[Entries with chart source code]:
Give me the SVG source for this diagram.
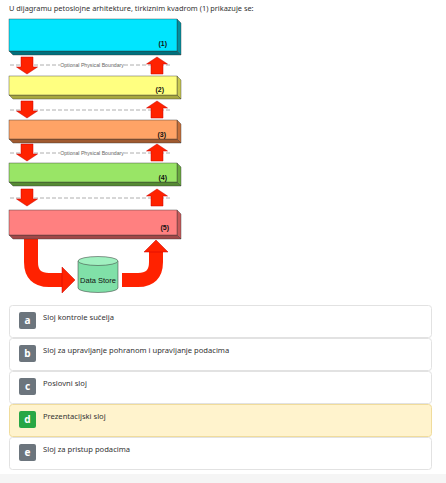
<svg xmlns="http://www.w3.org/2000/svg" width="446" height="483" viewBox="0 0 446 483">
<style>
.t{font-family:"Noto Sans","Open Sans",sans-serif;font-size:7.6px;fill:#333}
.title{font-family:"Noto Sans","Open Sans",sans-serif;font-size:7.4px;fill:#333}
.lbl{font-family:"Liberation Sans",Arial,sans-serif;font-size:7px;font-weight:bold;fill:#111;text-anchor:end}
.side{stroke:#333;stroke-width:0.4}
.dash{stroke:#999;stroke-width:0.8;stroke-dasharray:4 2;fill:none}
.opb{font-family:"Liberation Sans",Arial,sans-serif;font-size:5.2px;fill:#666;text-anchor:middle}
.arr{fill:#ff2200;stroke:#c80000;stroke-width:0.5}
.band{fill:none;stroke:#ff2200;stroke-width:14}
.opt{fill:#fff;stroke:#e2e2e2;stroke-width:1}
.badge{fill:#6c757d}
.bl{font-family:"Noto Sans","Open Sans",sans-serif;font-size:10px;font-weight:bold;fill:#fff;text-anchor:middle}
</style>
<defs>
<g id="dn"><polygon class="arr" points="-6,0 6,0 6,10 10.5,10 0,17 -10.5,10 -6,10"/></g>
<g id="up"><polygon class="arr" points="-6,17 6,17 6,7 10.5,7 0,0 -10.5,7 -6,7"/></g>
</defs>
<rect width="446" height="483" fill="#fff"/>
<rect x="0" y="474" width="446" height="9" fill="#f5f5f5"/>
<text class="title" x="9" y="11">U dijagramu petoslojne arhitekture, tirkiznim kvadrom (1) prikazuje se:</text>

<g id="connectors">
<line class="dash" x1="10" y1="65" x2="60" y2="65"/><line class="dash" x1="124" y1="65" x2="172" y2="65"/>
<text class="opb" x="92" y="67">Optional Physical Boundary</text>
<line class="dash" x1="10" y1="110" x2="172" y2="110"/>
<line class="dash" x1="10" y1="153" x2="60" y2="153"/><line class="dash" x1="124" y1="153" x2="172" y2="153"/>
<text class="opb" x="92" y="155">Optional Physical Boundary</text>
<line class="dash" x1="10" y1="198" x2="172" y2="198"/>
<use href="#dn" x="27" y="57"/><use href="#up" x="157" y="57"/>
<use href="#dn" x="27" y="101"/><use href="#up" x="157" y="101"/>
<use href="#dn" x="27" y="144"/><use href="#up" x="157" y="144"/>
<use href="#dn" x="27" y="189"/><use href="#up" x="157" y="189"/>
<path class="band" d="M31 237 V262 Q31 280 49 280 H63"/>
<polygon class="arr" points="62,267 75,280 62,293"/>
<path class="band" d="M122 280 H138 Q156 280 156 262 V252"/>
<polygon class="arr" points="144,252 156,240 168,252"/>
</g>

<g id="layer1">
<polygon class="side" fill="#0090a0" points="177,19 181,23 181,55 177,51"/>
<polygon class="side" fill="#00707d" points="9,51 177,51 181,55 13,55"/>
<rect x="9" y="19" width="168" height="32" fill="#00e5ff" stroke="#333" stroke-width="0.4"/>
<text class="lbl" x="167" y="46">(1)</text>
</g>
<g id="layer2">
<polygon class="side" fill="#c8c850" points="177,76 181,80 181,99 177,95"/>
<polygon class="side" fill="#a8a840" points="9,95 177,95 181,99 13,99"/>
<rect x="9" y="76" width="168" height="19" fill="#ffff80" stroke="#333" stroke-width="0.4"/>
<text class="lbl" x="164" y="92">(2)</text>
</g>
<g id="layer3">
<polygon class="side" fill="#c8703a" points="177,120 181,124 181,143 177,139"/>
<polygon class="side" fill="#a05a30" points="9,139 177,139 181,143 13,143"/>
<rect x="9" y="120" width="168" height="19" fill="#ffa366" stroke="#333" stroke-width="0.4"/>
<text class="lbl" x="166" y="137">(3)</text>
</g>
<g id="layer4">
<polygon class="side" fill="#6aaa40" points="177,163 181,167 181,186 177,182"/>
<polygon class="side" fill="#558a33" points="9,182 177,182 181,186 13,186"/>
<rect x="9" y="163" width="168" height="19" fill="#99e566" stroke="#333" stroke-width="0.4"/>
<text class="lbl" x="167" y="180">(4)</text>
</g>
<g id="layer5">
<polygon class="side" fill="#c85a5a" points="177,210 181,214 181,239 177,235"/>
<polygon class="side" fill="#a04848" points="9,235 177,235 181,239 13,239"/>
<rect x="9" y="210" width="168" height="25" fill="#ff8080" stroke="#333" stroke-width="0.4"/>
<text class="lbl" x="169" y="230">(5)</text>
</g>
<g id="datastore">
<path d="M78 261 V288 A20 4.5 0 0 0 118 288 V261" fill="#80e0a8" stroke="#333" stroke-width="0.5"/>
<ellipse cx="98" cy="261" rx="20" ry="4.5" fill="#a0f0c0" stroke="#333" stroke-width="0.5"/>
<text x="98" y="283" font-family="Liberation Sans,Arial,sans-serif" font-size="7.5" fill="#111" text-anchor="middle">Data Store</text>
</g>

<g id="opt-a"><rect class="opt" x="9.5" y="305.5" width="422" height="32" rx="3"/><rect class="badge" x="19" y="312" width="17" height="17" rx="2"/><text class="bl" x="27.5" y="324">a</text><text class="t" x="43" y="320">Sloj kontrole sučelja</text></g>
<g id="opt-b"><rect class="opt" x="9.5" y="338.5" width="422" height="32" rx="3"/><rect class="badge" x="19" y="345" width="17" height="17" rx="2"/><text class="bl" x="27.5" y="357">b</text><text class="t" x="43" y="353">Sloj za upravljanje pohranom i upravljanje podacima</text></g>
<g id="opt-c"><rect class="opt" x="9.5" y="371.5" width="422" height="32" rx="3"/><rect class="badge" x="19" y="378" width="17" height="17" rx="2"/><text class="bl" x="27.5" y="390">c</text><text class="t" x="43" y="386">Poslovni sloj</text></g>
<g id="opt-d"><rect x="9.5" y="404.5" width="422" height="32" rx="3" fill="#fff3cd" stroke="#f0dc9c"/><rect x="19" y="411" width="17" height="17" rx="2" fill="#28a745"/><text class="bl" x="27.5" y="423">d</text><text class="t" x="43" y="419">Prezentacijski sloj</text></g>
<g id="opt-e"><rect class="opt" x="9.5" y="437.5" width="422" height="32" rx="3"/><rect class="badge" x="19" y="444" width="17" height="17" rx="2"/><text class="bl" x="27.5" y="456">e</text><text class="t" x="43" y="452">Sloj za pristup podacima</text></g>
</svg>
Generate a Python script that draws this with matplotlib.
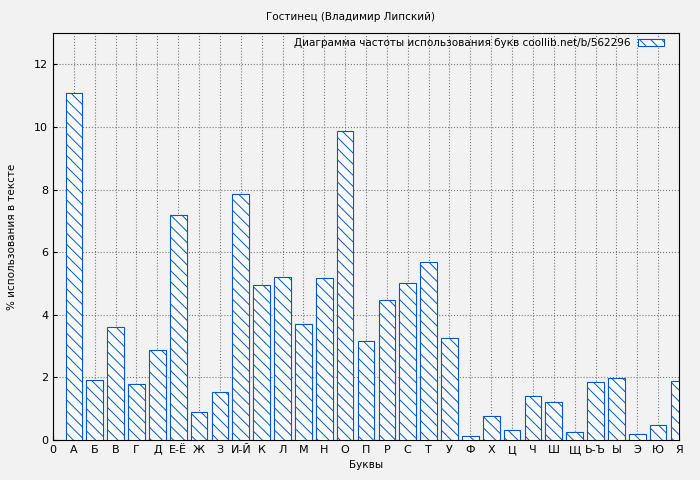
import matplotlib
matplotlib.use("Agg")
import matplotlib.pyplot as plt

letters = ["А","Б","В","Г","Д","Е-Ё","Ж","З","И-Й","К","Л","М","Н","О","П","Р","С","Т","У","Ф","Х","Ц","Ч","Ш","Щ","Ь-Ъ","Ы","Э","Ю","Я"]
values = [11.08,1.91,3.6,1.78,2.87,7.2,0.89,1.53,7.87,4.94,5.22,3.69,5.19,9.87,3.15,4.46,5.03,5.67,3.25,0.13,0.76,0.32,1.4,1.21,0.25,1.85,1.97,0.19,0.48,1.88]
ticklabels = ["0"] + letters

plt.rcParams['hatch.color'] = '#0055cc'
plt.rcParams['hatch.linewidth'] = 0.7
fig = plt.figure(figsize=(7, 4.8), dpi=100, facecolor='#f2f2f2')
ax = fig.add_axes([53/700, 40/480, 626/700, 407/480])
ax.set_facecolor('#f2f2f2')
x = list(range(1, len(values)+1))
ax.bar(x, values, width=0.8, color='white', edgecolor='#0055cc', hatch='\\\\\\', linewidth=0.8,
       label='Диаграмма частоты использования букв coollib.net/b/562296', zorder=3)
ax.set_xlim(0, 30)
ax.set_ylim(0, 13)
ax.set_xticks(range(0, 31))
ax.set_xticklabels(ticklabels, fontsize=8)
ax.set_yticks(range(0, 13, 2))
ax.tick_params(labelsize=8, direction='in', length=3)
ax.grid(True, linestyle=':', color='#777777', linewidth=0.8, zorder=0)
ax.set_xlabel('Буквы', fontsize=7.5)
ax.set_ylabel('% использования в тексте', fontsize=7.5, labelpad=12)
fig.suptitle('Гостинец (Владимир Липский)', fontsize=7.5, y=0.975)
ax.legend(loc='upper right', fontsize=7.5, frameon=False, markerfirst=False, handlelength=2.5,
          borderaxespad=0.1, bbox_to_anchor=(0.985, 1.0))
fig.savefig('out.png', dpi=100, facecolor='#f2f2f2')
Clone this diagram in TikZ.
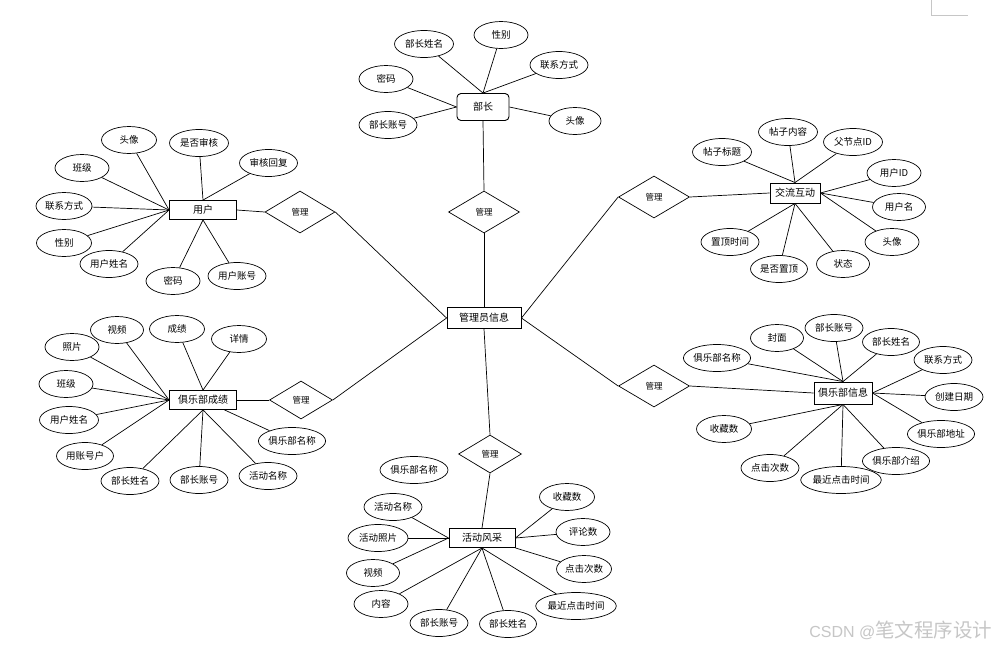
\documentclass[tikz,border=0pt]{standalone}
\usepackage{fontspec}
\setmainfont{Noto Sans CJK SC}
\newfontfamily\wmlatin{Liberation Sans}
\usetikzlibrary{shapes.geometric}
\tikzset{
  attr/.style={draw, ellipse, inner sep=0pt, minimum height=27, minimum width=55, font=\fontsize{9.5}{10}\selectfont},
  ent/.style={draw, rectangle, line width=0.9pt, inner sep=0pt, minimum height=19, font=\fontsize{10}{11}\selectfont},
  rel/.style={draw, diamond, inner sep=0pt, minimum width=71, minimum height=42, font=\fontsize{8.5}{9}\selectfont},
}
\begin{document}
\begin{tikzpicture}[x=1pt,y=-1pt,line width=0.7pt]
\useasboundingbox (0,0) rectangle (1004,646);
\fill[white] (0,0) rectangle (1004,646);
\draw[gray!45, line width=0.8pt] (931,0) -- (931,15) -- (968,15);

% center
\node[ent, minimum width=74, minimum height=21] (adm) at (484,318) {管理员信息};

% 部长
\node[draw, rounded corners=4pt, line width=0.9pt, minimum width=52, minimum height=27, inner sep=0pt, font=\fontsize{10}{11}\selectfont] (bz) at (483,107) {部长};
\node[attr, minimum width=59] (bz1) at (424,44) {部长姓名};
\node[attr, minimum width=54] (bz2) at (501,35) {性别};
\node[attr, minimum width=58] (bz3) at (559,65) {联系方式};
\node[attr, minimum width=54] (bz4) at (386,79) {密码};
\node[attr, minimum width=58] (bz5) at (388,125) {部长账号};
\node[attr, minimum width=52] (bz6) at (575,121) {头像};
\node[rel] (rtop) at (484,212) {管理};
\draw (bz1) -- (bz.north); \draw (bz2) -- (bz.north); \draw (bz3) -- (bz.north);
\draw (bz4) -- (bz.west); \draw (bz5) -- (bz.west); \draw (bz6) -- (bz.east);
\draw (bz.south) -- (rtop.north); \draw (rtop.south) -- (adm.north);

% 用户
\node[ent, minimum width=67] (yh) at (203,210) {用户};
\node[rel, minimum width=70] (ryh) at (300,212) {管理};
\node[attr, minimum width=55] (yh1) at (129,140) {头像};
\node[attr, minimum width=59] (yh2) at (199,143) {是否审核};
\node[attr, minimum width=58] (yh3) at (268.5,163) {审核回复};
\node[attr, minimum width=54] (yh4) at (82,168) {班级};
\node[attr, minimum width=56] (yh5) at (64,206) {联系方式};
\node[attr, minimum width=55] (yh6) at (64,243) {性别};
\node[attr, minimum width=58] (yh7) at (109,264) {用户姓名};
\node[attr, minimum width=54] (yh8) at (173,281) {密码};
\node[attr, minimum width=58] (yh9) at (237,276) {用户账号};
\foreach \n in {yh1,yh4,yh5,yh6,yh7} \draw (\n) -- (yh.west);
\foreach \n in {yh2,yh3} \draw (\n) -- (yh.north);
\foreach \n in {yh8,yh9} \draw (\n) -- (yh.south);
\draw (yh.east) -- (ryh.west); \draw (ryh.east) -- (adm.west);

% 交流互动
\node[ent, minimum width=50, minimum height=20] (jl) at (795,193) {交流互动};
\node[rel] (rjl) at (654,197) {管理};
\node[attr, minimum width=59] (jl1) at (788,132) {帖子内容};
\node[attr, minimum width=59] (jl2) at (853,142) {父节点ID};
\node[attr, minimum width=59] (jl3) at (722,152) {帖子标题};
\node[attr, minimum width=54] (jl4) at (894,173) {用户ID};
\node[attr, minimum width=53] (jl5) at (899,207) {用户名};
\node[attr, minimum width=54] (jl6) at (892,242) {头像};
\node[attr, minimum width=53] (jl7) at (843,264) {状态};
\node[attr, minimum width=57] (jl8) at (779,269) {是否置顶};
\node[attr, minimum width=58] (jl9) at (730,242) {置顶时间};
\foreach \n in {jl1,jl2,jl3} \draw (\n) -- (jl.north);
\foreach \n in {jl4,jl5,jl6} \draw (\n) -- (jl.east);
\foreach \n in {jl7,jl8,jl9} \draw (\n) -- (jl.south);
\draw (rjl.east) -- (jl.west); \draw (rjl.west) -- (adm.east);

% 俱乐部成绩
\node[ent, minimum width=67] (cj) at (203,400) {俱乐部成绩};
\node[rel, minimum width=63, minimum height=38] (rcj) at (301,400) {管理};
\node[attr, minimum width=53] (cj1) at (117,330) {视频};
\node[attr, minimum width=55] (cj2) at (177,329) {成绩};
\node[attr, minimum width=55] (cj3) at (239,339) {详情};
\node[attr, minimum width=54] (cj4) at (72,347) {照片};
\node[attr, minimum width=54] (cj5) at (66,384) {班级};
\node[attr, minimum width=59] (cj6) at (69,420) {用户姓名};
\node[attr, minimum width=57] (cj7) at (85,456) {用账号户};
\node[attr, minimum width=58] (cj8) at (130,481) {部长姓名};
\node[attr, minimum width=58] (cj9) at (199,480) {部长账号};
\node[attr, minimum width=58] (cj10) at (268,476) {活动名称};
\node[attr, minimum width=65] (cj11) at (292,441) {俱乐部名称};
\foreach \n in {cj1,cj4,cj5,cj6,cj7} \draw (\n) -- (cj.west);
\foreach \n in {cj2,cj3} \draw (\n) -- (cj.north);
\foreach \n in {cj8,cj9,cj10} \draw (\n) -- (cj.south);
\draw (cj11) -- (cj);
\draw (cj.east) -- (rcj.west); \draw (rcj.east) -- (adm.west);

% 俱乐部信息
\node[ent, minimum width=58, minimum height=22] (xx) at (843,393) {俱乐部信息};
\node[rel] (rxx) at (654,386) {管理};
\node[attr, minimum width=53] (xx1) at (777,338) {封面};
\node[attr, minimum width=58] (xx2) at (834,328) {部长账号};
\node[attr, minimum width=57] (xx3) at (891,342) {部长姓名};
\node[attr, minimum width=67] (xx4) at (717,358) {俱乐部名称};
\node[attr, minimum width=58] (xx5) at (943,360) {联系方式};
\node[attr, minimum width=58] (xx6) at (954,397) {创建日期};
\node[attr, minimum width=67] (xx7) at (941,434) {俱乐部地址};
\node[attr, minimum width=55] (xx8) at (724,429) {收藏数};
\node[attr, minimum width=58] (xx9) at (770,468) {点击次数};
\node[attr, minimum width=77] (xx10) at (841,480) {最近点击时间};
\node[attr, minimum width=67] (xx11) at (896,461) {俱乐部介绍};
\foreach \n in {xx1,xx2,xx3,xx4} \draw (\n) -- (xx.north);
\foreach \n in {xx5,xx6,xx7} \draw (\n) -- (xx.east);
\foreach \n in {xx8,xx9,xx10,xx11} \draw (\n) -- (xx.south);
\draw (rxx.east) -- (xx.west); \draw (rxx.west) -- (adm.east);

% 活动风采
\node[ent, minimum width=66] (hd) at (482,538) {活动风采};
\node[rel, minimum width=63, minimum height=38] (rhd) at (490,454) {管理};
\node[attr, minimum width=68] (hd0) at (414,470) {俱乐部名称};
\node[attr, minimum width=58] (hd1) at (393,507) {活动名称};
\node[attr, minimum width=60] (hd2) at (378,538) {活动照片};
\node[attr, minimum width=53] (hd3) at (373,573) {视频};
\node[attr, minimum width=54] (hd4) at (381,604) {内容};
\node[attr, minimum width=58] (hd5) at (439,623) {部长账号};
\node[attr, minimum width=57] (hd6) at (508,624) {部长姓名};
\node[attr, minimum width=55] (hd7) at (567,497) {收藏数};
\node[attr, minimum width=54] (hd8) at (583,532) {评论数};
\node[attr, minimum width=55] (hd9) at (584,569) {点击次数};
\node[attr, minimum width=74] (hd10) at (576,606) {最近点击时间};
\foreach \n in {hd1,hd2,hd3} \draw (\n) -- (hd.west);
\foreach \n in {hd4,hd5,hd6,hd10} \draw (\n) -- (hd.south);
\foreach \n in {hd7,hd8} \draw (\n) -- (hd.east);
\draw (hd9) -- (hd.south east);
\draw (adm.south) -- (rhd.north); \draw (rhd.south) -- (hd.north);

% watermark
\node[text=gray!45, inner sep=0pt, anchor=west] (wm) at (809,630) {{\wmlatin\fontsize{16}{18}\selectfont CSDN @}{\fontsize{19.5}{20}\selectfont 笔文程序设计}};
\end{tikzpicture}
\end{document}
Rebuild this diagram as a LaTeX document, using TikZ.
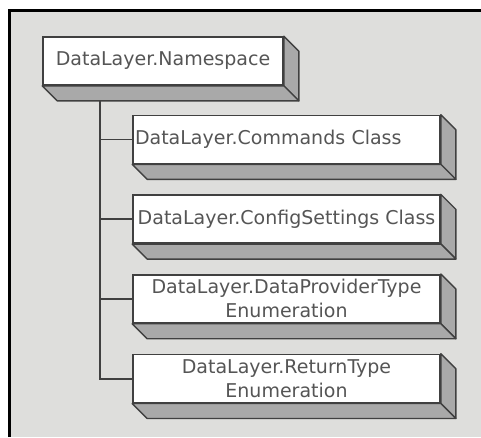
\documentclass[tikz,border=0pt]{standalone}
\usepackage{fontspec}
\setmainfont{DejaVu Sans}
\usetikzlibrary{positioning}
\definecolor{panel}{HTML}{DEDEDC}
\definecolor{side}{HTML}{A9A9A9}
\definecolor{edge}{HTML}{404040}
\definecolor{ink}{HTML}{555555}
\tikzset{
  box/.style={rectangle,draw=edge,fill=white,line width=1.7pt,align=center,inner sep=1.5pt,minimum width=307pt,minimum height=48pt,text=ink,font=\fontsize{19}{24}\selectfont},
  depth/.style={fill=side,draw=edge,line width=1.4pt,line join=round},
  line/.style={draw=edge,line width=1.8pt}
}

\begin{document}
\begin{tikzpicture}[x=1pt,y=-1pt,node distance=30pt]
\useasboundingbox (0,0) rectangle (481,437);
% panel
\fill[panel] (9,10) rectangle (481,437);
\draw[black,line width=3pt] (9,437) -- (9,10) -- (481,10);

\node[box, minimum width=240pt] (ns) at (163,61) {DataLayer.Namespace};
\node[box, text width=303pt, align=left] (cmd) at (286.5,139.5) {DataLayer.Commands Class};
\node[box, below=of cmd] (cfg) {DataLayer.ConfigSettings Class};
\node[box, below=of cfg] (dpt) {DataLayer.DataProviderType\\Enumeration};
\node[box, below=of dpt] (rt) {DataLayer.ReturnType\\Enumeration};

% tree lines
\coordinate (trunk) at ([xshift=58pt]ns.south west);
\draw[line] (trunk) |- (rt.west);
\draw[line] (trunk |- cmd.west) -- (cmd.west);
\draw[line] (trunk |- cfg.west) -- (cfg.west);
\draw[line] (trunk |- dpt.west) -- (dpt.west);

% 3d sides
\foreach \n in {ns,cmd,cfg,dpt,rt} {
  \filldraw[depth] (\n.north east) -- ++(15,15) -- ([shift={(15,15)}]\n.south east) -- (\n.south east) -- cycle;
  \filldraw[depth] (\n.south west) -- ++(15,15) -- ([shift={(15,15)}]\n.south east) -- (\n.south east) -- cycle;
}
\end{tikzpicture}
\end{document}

[Stated task]: Beginning with the line above that contains "Rebuild this diagram" and ending with the line that contains "below=of dpt] (rt)", quote each line exactly, keeping out the pictures.

[Answer to this task]:
Rebuild this diagram as a LaTeX document, using TikZ.
\documentclass[tikz,border=0pt]{standalone}
\usepackage{fontspec}
\setmainfont{DejaVu Sans}
\usetikzlibrary{positioning}
\definecolor{panel}{HTML}{DEDEDC}
\definecolor{side}{HTML}{A9A9A9}
\definecolor{edge}{HTML}{404040}
\definecolor{ink}{HTML}{555555}
\tikzset{
  box/.style={rectangle,draw=edge,fill=white,line width=1.7pt,align=center,inner sep=1.5pt,minimum width=307pt,minimum height=48pt,text=ink,font=\fontsize{19}{24}\selectfont},
  depth/.style={fill=side,draw=edge,line width=1.4pt,line join=round},
  line/.style={draw=edge,line width=1.8pt}
}

\begin{document}
\begin{tikzpicture}[x=1pt,y=-1pt,node distance=30pt]
\useasboundingbox (0,0) rectangle (481,437);
% panel
\fill[panel] (9,10) rectangle (481,437);
\draw[black,line width=3pt] (9,437) -- (9,10) -- (481,10);

\node[box, minimum width=240pt] (ns) at (163,61) {DataLayer.Namespace};
\node[box, text width=303pt, align=left] (cmd) at (286.5,139.5) {DataLayer.Commands Class};
\node[box, below=of cmd] (cfg) {DataLayer.ConfigSettings Class};
\node[box, below=of cfg] (dpt) {DataLayer.DataProviderType\\Enumeration};
\node[box, below=of dpt] (rt) {DataLayer.ReturnType\\Enumeration};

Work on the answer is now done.